The attachment is a proof from Evans book "Measure Theory and Fine Properties of Functions" pg 132 Theorem 5. The statement of the theorem is:
Let $f:U \rightarrow \mathbb{R}$. Then $f$ is locally Lipschitz in $U$ if and only if $f \in W^{1,\infty}_{loc}(U)$. My two questions are only regarding the first direction($\Rightarrow$) of the theorem.
Can we get the sequence $g_{i}^{h_{j}} \rightharpoonup g_{i}$ weakly in $L^{p}_{loc}(U)$, where $g_{i} \in L_{loc}^{\infty}(U)$ by noting: Since $(g_{i}^{h_{j}})_{j}$ is bounded in $L^{\infty}_{loc}(U)$ we can find a weak* convergent subsequence such that $g_{i}^{h_{j}} \rightharpoonup g_{i}$ in $L^{\infty}_{loc}(U)$ and then use Theroem 3 in section 1.9 (which states: since $g_{i}^{h_{j}}$ is bounded in $L^{\infty}_{loc}(U)$ there exists a subsequence which converges weakly in $L^{p}_{loc}(U)$) to get a further subsequence (which I will again call $g_{i}^{h_{j}}$) such that $g_{i}^{h_{j}} \rightharpoonup v$ weakly in $L^{p}_{loc}(U)$, by uniqueness of limits we get $v = g_{i}$. Does this reasoning work? Is there a simpler way to show this?

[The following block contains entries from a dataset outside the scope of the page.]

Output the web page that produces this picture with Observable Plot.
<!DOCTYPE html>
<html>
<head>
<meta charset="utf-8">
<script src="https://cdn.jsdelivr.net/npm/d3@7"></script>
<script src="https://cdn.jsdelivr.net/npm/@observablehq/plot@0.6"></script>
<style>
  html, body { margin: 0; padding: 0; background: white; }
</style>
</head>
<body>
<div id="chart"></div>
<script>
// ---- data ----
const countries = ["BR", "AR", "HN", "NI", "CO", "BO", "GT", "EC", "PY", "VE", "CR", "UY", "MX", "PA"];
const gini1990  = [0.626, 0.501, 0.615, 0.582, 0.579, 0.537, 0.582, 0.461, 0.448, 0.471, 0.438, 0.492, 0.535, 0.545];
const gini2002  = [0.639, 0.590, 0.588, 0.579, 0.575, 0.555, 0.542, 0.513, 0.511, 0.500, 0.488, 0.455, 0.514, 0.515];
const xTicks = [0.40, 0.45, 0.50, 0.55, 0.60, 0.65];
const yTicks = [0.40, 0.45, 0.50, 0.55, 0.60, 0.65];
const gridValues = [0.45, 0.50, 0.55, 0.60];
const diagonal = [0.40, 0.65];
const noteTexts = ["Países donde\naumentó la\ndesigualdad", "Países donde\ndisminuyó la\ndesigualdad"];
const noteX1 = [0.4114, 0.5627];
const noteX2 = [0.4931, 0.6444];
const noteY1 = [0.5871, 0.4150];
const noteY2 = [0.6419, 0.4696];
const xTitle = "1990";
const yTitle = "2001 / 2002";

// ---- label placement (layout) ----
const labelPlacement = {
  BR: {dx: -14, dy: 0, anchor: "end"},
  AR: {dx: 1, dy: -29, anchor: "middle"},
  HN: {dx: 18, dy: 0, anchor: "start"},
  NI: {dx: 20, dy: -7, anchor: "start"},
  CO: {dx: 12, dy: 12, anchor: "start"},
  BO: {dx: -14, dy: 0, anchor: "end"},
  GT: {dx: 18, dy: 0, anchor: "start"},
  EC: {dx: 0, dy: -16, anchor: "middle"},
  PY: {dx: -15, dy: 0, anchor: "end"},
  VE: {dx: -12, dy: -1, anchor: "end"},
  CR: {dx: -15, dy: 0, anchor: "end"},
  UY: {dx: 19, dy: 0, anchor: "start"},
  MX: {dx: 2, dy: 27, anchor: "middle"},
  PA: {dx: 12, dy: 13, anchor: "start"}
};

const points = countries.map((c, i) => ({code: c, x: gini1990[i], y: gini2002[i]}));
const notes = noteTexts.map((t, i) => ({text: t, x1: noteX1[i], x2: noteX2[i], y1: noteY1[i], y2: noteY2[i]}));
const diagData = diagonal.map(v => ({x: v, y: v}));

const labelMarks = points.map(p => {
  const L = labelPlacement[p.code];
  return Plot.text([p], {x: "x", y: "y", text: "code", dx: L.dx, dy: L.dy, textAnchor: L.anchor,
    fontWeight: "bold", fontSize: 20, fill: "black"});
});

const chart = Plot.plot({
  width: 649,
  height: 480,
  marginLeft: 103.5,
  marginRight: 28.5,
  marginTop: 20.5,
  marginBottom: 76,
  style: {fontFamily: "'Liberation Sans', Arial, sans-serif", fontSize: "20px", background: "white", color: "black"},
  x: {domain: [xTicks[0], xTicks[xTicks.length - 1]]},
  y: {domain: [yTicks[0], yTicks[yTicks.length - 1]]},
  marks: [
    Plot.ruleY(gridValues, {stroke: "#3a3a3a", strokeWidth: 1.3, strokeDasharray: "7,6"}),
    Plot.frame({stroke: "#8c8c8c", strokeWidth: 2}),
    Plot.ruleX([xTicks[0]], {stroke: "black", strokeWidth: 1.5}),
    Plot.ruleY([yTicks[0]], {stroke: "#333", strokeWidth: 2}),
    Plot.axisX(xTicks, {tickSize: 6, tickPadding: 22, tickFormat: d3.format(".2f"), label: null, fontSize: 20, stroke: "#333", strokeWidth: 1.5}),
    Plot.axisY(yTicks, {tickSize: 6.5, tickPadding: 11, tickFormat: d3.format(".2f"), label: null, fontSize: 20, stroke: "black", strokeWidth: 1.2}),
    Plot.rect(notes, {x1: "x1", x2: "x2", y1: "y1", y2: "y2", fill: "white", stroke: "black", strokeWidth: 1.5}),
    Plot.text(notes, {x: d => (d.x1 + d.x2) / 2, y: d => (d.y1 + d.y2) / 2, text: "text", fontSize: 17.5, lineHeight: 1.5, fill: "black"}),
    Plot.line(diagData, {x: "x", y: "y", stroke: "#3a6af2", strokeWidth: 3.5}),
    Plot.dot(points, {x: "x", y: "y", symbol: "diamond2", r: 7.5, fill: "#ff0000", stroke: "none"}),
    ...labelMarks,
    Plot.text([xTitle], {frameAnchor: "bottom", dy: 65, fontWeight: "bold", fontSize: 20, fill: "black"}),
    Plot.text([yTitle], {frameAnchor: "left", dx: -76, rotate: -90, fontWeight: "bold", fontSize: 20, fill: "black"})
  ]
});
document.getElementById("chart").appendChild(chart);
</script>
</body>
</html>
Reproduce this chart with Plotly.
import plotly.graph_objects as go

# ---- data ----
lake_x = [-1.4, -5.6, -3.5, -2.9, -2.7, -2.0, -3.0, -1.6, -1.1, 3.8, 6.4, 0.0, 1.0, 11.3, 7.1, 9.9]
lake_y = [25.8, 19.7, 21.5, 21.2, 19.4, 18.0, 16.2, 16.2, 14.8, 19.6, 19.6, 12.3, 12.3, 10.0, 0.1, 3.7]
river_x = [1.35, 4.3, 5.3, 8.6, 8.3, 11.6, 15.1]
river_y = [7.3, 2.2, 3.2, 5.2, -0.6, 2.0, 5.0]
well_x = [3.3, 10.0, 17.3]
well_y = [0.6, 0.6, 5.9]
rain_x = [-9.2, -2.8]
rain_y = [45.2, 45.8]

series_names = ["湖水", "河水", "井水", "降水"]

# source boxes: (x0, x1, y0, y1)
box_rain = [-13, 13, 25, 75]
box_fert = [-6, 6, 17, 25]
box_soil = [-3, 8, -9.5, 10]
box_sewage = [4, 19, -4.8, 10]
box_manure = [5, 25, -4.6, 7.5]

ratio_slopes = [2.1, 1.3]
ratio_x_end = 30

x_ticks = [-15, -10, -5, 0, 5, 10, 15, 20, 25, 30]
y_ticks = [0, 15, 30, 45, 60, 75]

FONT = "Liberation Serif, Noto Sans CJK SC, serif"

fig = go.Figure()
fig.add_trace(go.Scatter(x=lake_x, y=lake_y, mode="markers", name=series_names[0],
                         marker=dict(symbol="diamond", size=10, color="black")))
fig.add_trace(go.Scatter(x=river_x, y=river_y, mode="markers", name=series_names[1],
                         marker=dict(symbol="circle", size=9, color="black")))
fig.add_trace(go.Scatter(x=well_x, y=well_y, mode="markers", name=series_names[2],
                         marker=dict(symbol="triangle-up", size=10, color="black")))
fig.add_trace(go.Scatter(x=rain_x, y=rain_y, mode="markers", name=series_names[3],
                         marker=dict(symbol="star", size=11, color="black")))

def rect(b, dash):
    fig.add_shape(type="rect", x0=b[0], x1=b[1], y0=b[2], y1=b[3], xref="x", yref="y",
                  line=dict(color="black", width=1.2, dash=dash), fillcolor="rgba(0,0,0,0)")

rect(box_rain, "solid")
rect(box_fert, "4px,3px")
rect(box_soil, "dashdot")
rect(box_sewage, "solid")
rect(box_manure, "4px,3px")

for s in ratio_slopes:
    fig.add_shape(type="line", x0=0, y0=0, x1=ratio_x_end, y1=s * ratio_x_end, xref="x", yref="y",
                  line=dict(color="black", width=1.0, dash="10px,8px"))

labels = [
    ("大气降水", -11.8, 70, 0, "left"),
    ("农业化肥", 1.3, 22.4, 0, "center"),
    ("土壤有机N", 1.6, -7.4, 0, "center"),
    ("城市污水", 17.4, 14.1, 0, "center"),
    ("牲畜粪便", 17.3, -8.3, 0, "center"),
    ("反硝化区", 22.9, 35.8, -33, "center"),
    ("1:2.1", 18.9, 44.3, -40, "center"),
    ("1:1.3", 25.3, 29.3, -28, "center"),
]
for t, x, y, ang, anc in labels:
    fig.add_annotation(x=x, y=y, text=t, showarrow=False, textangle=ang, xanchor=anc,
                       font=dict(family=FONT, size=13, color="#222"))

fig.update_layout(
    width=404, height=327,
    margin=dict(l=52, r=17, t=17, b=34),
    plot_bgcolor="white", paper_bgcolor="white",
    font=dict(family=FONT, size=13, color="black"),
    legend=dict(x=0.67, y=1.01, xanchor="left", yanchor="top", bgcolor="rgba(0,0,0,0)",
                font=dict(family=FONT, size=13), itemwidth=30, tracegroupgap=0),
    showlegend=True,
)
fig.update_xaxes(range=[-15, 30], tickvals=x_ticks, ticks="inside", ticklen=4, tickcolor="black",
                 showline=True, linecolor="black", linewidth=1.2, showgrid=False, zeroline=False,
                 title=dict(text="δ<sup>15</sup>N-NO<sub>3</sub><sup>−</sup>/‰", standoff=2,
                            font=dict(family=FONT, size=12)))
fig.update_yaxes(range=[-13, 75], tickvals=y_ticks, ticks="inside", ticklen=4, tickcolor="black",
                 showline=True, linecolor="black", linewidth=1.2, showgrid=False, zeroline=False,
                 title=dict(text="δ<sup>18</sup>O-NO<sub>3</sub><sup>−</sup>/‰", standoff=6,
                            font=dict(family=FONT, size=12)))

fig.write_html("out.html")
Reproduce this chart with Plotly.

To get the result that $\lim\limits_{j \rightarrow \infty}\int_{U}f(x)\frac{\varphi(x+h_{j}e_{i})-\varphi(x)}{h_{j}}dx = \int_{U}f(x)\frac{\partial \varphi}{\partial x_{i}}dx$ at the end, can I use the Lebesgue Dominated Convergence Theorem where I would dominate $f(x)\frac{\varphi(x+h_{j}e_{i})-\varphi(x)}{h_{j}}$. Since $\varphi \in C_{c}^{1}(V)$ is continuous on a compact set it is bounded, so $\frac{\varphi(x+h_{j}e_{i})-\varphi(x)}{h_{j}} \leq C $ for some constant $C > 0$. But since $V$ is bounded we get $\int_{V}Cdx \leq C\int_{V}dx = C|V| < +\infty$. Then $g := MC$ becomes the summable function which dominates , where $M := \Vert f \Vert_{L^{\infty}_{loc}(U)}$. Does this reasoning work? Is there a simpler way to show this?
Please let me know where I went wrong first before showing the correct reasoning.
Thanks for any assistance. Let me know if anything is unclear.
It seem to me that the argument is fine. The key idea here is that $L^p(U)$ is continuously embedded in $L^q(U)$ for $p\ge q$ ($U$ bounded). Note also that we only need, for example, that $g_i^{h_i}$ has a subsequence wich weakly converge in $L^2(U)$.
I do agree with this argument too, however, you do not finished it. What is the function in $L^1(U)$ which dominates $\varphi_i^{h_j}$?